— Task description —
Write out the full listing exactly as given, minus the images.

— Collected material —
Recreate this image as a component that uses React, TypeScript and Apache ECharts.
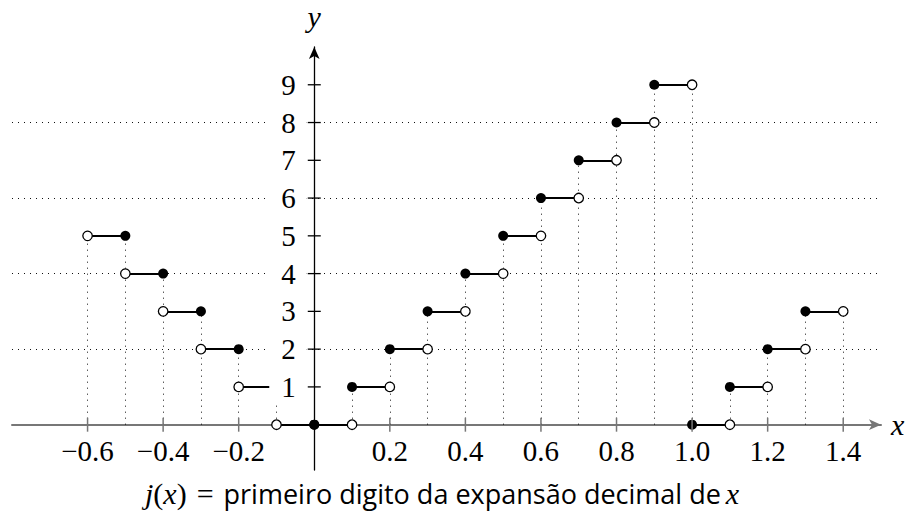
import React, { useEffect, useRef } from "react";
import * as echarts from "echarts";

// Step function j(x): value on each interval
const negBreaks = [-0.6, -0.5, -0.4, -0.3, -0.2, -0.1, 0];
const negValues = [5, 4, 3, 2, 1, 0]; // on (negBreaks[i], negBreaks[i+1]]
const posBreaks = [0, 0.1, 0.2, 0.3, 0.4, 0.5, 0.6, 0.7, 0.8, 0.9, 1.0, 1.1, 1.2, 1.3, 1.4];
const posValues = [0, 1, 2, 3, 4, 5, 6, 7, 8, 9, 0, 1, 2, 3]; // on [posBreaks[i], posBreaks[i+1])
const xTickLabels = [-0.6, -0.4, -0.2, 0.2, 0.4, 0.6, 0.8, 1.0, 1.2, 1.4];
const yTickLabels = [1, 2, 3, 4, 5, 6, 7, 8, 9];
const gridLevels = [2, 4, 6, 8];
const xRange = [-0.8, 1.5];
const yRange = [-1.2, 10];

const SERIF = "'Liberation Serif', 'DejaVu Serif', serif";
const SANS = "'Open Sans', 'Liberation Sans', sans-serif";

function buildOption() {
  const segments: any[] = [];
  const filled: number[][] = [];
  const open: number[][] = [];
  const tops = new Map<number, number>();
  const key = (x: number) => Math.round(x * 10) / 10;
  const setTop = (x: number, v: number) => {
    const k = key(x);
    tops.set(k, Math.max(tops.get(k) ?? 0, v));
  };
  for (let i = 0; i < negValues.length; i++) {
    const a = negBreaks[i], b = negBreaks[i + 1], v = negValues[i];
    segments.push({ coords: [[a, v], [b, v]] });
    open.push([a, v]);
    filled.push([b, v]);
    setTop(a, v);
    setTop(b, v);
  }
  for (let i = 0; i < posValues.length; i++) {
    const a = posBreaks[i], b = posBreaks[i + 1], v = posValues[i];
    segments.push({ coords: [[a, v], [b, v]] });
    filled.push([a, v]);
    open.push([b, v]);
    setTop(a, v);
    setTop(b, v);
  }
  const verticals: any[] = [];
  tops.forEach((top, x) => {
    if (top > 0 && x !== 0) verticals.push({ coords: [[x, 0], [x, top]] });
  });
  const dotted = { color: "#111", width: 1, type: [1, 5] as any, opacity: 1 };
  const fmt = (v: number) => (v < 0 ? "\u2212" : "") + Math.abs(v).toFixed(1);

  return {
    animation: false,
    grid: { left: 12, right: 28, top: 47, bottom: 42 },
    title: {
      text: "{mi|j}{mr|(}{mi|x}{mr|)}  {mr|=}  {s|primeiro digito da expansão decimal de} {mi|x}",
      left: 140,
      top: 473,
      textStyle: {
        fontWeight: "normal",
        rich: {
          mi: { fontFamily: SERIF, fontStyle: "italic", fontWeight: "normal", fontSize: 30, color: "#000" },
          mr: { fontFamily: SERIF, fontWeight: "normal", fontSize: 30, color: "#000" },
          s: { fontFamily: SANS, fontWeight: "normal", fontSize: 27, color: "#000" },
        },
      },
    },
    xAxis: {
      type: "value",
      min: xRange[0],
      max: xRange[1],
      name: "x",
      nameLocation: "end",
      nameGap: 10,
      nameTextStyle: { fontFamily: SERIF, fontStyle: "italic", fontSize: 30, color: "#000", verticalAlign: "middle" },
      axisLine: {
        onZero: true,
        symbol: ["none", "arrow"],
        symbolSize: [8, 12],
        lineStyle: { color: "#777", width: 2 },
      },
      axisTick: { show: false },
      axisLabel: { show: false },
      splitLine: { show: false },
    },
    yAxis: {
      type: "value",
      min: yRange[0],
      max: yRange[1],
      name: "y",
      nameLocation: "end",
      nameGap: 16,
      nameTextStyle: { fontFamily: SERIF, fontStyle: "italic", fontSize: 30, color: "#000", align: "center" },
      axisLine: {
        onZero: true,
        symbol: ["none", "arrow"],
        symbolSize: [8, 12],
        lineStyle: { color: "#000", width: 1.3 },
      },
      axisTick: { show: false },
      axisLabel: { show: false },
      splitLine: { show: false },
    },
    series: [
      {
        type: "lines",
        coordinateSystem: "cartesian2d",
        silent: true,
        z: 1,
        lineStyle: dotted,
        data: gridLevels.map((v) => ({ coords: [[xRange[0], v], [xRange[1], v]] })),
      },
      {
        type: "lines",
        coordinateSystem: "cartesian2d",
        silent: true,
        z: 1,
        lineStyle: dotted,
        data: verticals,
      },
      {
        type: "lines",
        coordinateSystem: "cartesian2d",
        silent: true,
        z: 3,
        lineStyle: { color: "#000", width: 2, type: "solid", opacity: 1 },
        data: segments,
      },
      {
        type: "scatter",
        silent: true,
        z: 4,
        symbolSize: 10,
        itemStyle: { color: "#000", opacity: 1 },
        data: filled,
      },
      {
        type: "scatter",
        silent: true,
        z: 4,
        symbolSize: 9.5,
        itemStyle: { color: "#fff", borderColor: "#000", borderWidth: 1.3, opacity: 1 },
        data: open,
      },
      {
        type: "scatter",
        silent: true,
        z: 5,
        symbolSize: 1,
        itemStyle: { color: "rgba(0,0,0,0)", opacity: 1 },
        label: {
          show: true,
          position: "left",
          distance: 7,
          formatter: (p: any) => String(p.value[1]),
          fontFamily: SERIF,
          fontSize: 29,
          color: "#000",
          backgroundColor: "#fff",
          padding: [3, 11, 2, 12],
        },
        data: yTickLabels.map((v) => [0, v]),
      },
      {
        type: "scatter",
        silent: true,
        z: 6,
        symbol: "rect",
        symbolSize: [13, 1.3],
        itemStyle: { color: "#000", opacity: 1 },
        data: yTickLabels.map((v) => [0, v]),
      },
      {
        type: "scatter",
        silent: true,
        z: 6,
        symbol: "rect",
        symbolSize: [1.5, 14],
        itemStyle: { color: "#777", opacity: 1 },
        label: {
          show: true,
          position: "bottom",
          distance: 5,
          formatter: (p: any) => fmt(p.value[0]),
          fontFamily: SERIF,
          fontSize: 29,
          color: "#000",
        },
        data: xTickLabels.map((v) => [v, 0]),
      },
    ],
  };
}

export default function App() {
  const ref = useRef<HTMLDivElement>(null);
  useEffect(() => {
    if (!ref.current) return;
    const chart = echarts.init(ref.current, null, { renderer: "svg" });
    chart.setOption(buildOption() as any);
    return () => chart.dispose();
  }, []);
  return (
    <div
      ref={ref}
      style={{ position: "fixed", left: 0, top: 0, width: 909, height: 512, background: "#fff" }}
    />
  );
}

— Answer in full —
Recreate this image as a component that uses React, TypeScript and Apache ECharts.
import React, { useEffect, useRef } from "react";
import * as echarts from "echarts";

// Step function j(x): value on each interval
const negBreaks = [-0.6, -0.5, -0.4, -0.3, -0.2, -0.1, 0];
const negValues = [5, 4, 3, 2, 1, 0]; // on (negBreaks[i], negBreaks[i+1]]
const posBreaks = [0, 0.1, 0.2, 0.3, 0.4, 0.5, 0.6, 0.7, 0.8, 0.9, 1.0, 1.1, 1.2, 1.3, 1.4];
const posValues = [0, 1, 2, 3, 4, 5, 6, 7, 8, 9, 0, 1, 2, 3]; // on [posBreaks[i], posBreaks[i+1])
const xTickLabels = [-0.6, -0.4, -0.2, 0.2, 0.4, 0.6, 0.8, 1.0, 1.2, 1.4];
const yTickLabels = [1, 2, 3, 4, 5, 6, 7, 8, 9];
const gridLevels = [2, 4, 6, 8];
const xRange = [-0.8, 1.5];
const yRange = [-1.2, 10];

const SERIF = "'Liberation Serif', 'DejaVu Serif', serif";
const SANS = "'Open Sans', 'Liberation Sans', sans-serif";

function buildOption() {
  const segments: any[] = [];
  const filled: number[][] = [];
  const open: number[][] = [];
  const tops = new Map<number, number>();
  const key = (x: number) => Math.round(x * 10) / 10;
  const setTop = (x: number, v: number) => {
    const k = key(x);
    tops.set(k, Math.max(tops.get(k) ?? 0, v));
  };
  for (let i = 0; i < negValues.length; i++) {
    const a = negBreaks[i], b = negBreaks[i + 1], v = negValues[i];
    segments.push({ coords: [[a, v], [b, v]] });
    open.push([a, v]);
    filled.push([b, v]);
    setTop(a, v);
    setTop(b, v);
  }
  for (let i = 0; i < posValues.length; i++) {
    const a = posBreaks[i], b = posBreaks[i + 1], v = posValues[i];
    segments.push({ coords: [[a, v], [b, v]] });
    filled.push([a, v]);
    open.push([b, v]);
    setTop(a, v);
    setTop(b, v);
  }
  const verticals: any[] = [];
  tops.forEach((top, x) => {
    if (top > 0 && x !== 0) verticals.push({ coords: [[x, 0], [x, top]] });
  });
  const dotted = { color: "#111", width: 1, type: [1, 5] as any, opacity: 1 };
  const fmt = (v: number) => (v < 0 ? "\u2212" : "") + Math.abs(v).toFixed(1);

  return {
    animation: false,
    grid: { left: 12, right: 28, top: 47, bottom: 42 },
    title: {
      text: "{mi|j}{mr|(}{mi|x}{mr|)}  {mr|=}  {s|primeiro digito da expansão decimal de} {mi|x}",
      left: 140,
      top: 473,
      textStyle: {
        fontWeight: "normal",
        rich: {
          mi: { fontFamily: SERIF, fontStyle: "italic", fontWeight: "normal", fontSize: 30, color: "#000" },
          mr: { fontFamily: SERIF, fontWeight: "normal", fontSize: 30, color: "#000" },
          s: { fontFamily: SANS, fontWeight: "normal", fontSize: 27, color: "#000" },
        },
      },
    },
    xAxis: {
      type: "value",
      min: xRange[0],
      max: xRange[1],
      name: "x",
      nameLocation: "end",
      nameGap: 10,
      nameTextStyle: { fontFamily: SERIF, fontStyle: "italic", fontSize: 30, color: "#000", verticalAlign: "middle" },
      axisLine: {
        onZero: true,
        symbol: ["none", "arrow"],
        symbolSize: [8, 12],
        lineStyle: { color: "#777", width: 2 },
      },
      axisTick: { show: false },
      axisLabel: { show: false },
      splitLine: { show: false },
    },
    yAxis: {
      type: "value",
      min: yRange[0],
      max: yRange[1],
      name: "y",
      nameLocation: "end",
      nameGap: 16,
      nameTextStyle: { fontFamily: SERIF, fontStyle: "italic", fontSize: 30, color: "#000", align: "center" },
      axisLine: {
        onZero: true,
        symbol: ["none", "arrow"],
        symbolSize: [8, 12],
        lineStyle: { color: "#000", width: 1.3 },
      },
      axisTick: { show: false },
      axisLabel: { show: false },
      splitLine: { show: false },
    },
    series: [
      {
        type: "lines",
        coordinateSystem: "cartesian2d",
        silent: true,
        z: 1,
        lineStyle: dotted,
        data: gridLevels.map((v) => ({ coords: [[xRange[0], v], [xRange[1], v]] })),
      },
      {
        type: "lines",
        coordinateSystem: "cartesian2d",
        silent: true,
        z: 1,
        lineStyle: dotted,
        data: verticals,
      },
      {
        type: "lines",
        coordinateSystem: "cartesian2d",
        silent: true,
        z: 3,
        lineStyle: { color: "#000", width: 2, type: "solid", opacity: 1 },
        data: segments,
      },
      {
        type: "scatter",
        silent: true,
        z: 4,
        symbolSize: 10,
        itemStyle: { color: "#000", opacity: 1 },
        data: filled,
      },
      {
        type: "scatter",
        silent: true,
        z: 4,
        symbolSize: 9.5,
        itemStyle: { color: "#fff", borderColor: "#000", borderWidth: 1.3, opacity: 1 },
        data: open,
      },
      {
        type: "scatter",
        silent: true,
        z: 5,
        symbolSize: 1,
        itemStyle: { color: "rgba(0,0,0,0)", opacity: 1 },
        label: {
          show: true,
          position: "left",
          distance: 7,
          formatter: (p: any) => String(p.value[1]),
          fontFamily: SERIF,
          fontSize: 29,
          color: "#000",
          backgroundColor: "#fff",
          padding: [3, 11, 2, 12],
        },
        data: yTickLabels.map((v) => [0, v]),
      },
      {
        type: "scatter",
        silent: true,
        z: 6,
        symbol: "rect",
        symbolSize: [13, 1.3],
        itemStyle: { color: "#000", opacity: 1 },
        data: yTickLabels.map((v) => [0, v]),
      },
      {
        type: "scatter",
        silent: true,
        z: 6,
        symbol: "rect",
        symbolSize: [1.5, 14],
        itemStyle: { color: "#777", opacity: 1 },
        label: {
          show: true,
          position: "bottom",
          distance: 5,
          formatter: (p: any) => fmt(p.value[0]),
          fontFamily: SERIF,
          fontSize: 29,
          color: "#000",
        },
        data: xTickLabels.map((v) => [v, 0]),
      },
    ],
  };
}

export default function App() {
  const ref = useRef<HTMLDivElement>(null);
  useEffect(() => {
    if (!ref.current) return;
    const chart = echarts.init(ref.current, null, { renderer: "svg" });
    chart.setOption(buildOption() as any);
    return () => chart.dispose();
  }, []);
  return (
    <div
      ref={ref}
      style={{ position: "fixed", left: 0, top: 0, width: 909, height: 512, background: "#fff" }}
    />
  );
}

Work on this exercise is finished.